On this basis, this study used MODIS FMF product and LUT-SDA FMF product to obtain two sets of global fine mode aerosol optical thickness products overland based on MODIS FMF and LUT-SDA FMF by combining the MODIS C6.1 DT data set, DB data set and DTDB data set. By comparing and verifying the MODIS FMF-based fAOD products and LUT-SDA FMF-based fAODs with the fAOD ground-based observation from AERONET sites, the results show that the correlation between the MODIS FMF-based fAOD products and AERONET fAOD is not as good as that between LUT-SDA FMF-based fAOD products and AERONET fAODs. MODIS fAOD products not only have many zero values, but also its overall value is relatively low, and there are many unreasonable abnormal high value areas in its spatial distribution. LUT-SDA FMF-based fAOD products not only have high precision and no zero value, but also have great improvement in space coverage and reasonable spatial distribution characteristics. However, the overall accuracy of LUT-SDA fAOD products is relatively low in Asia, which is the region with the highest fine mode aerosol optical thickness in the world. Therefore, it is crucial to accurately reflect the fAOD value in this region.

Therefore, based on the DT, DB and DTDB datasets of LUT-SDA fAOD, this study adopted the synthetic generalized additive model algorithm to obtain a set of synthetic fine mode aerosol optical thickness product -- Ensemble fAOD. Compared with AERONET fAOD observations, Ensemble fAOD products achieved great improvement. Its root mean square error(RMSE) is 0.185, and the average absolute error(MAE) is 0.104, and the correlation coefficient increases to 0.80, with 63.3% of fAOD in estimation error envelope. Moreover, in terms of spatial accuracy, Ensemble fAOD improve the spatial accuracy in Asia by combination of the LUT-SDA fAODs’ advantages. Especially, when comparing with the MODIS FMF-based fAOD products in the accuracy, Ensemble fAODproducts were overwhelming superior.

Finally, based on Ensemble fAOD product, we analyzed the spatial distribution characteristics, seasonal distribution characteristics and temporal variation characteristics of the global fine mode aerosol optical thickness over land.

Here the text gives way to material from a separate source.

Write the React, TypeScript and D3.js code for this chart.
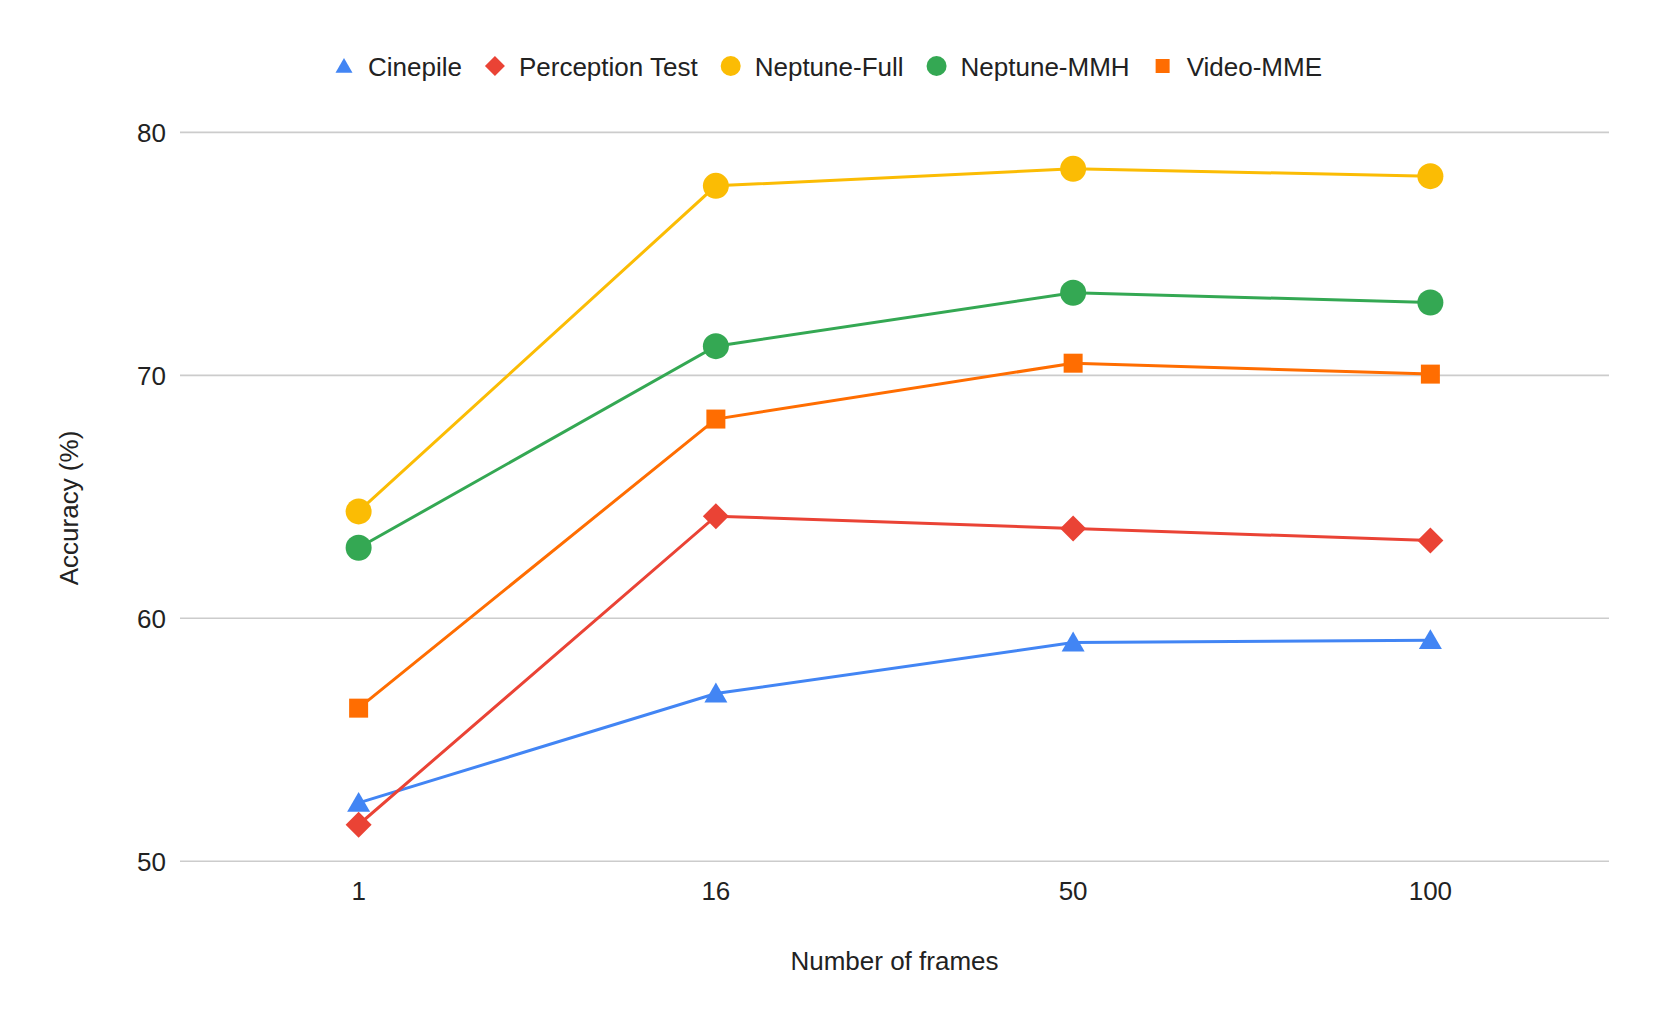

The results show that the high value area of global fAOD is mainly located in eastern China, northern India and central Africa, and the next high value area is in the amazon region, Russia and Indonesia. The low value areas of fAOD are mainly distributed in the western United States, the southern and eastern coastal areas of South America, Australia, the Tibet plateau and the Mongolian plateau. As for the annual change characteristics, Ensemble fAOD increased from 2008 to 2012, reached the highest level in 2012, and then decreased year by year. The sub-maximum value appeared again in 2015, and decreased again in 2016. The seasonal variation of global fAOD is relatively obvious. The seasonal average fAOD value is the highest in summer, followed by spring and autumn, and the lowest in winter.